Surabaya, suryaindonesia.net,— Penolakan relokasi Rumah Potong Hewan (RPH) Pegirian terus bergulir. Para jagal, tokoh masyarakat, dan warga Pegirian kompak menyuarakan penolakan keras atas rencana pemindahan operasional RPH. Mereka menegaskan tidak bersedia dipindahkan ke lokasi lain.
Sebagai bentuk langkah serius, para jagal menunjuk kuasa hukum Nor Cholis S.H. M.H. dan Dr. Amatus Sudin S.H. M.H. Persoalan relokasi ini bahkan dibawa ke DPRD Kota Surabaya melalui permohonan audiensi bersama Wali Kota Surabaya, Eri Cahyadi, yang dijadwalkan Komisi B pada 24 September 2025.
Namun, dalam agenda tersebut, Wali Kota Surabaya tidak hadir. Audiensi hanya dihadiri Direktur Utama PD RPH, Kepala Bagian Hukum dan Kerja Sama, serta Kepala Bagian Perekonomian dan SDA. Ketidakhadiran Wali Kota membuat pertemuan tidak menghasilkan solusi konkret.
Ketua Komisi B, Faridz Afifs, kemudian menjadwalkan rapat ulang dan meminta seluruh pihak hadir langsung di lokasi RPH Surabaya pada 19 November 2025. Namun, Wali Kota kembali tidak hadir, menimbulkan kekecewaan anggota dewan maupun para undangan.

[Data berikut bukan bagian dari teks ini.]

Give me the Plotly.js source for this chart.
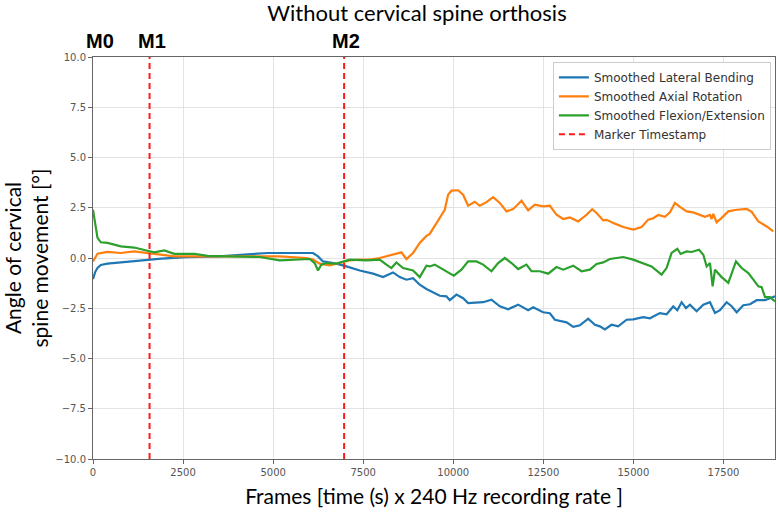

Komisi B DPRD Surabaya: RPH Pegirian Tak Layak Dipindah
Anggota Komisi B DPRD Surabaya, H. Syaiful Bahri, menyampaikan bahwa RPH yang ideal untuk dipindahkan adalah RPH Kedurus, bukan RPH Pegirian.
Menurutnya, RPH Pegirian adalah ikon dan telah lama menjadi pusat aktivitas pemotongan hewan di Kota Surabaya. Ia menegaskan bahwa RPH Tambak Oso Wilangon (TOW) memang lebih modern, tetapi kapasitasnya dinilai tidak optimal.
“RPH TOW itu bangunannya baru, tapi kapasitas kandang dan spesifikasi bangunannya kurang memadai. Banyak bagian yang sudah rusak sebelum digunakan,” ujar Syaiful Bahri, Rabu (19/11).
Ia menambahkan bahwa RPH Kedurus lebih bermasalah dari sisi pengelolaan limbah, sehingga pemindahannya lebih mendesak bila dibandingkan dengan RPH Pegirian.
“Yang di Kedurus itu sering mencemari lingkungan. Kalau RPH Pegirian tidak ada masalah apa pun. Jadi saya mendukung Pegirian tetap di tempat,” tegasnya.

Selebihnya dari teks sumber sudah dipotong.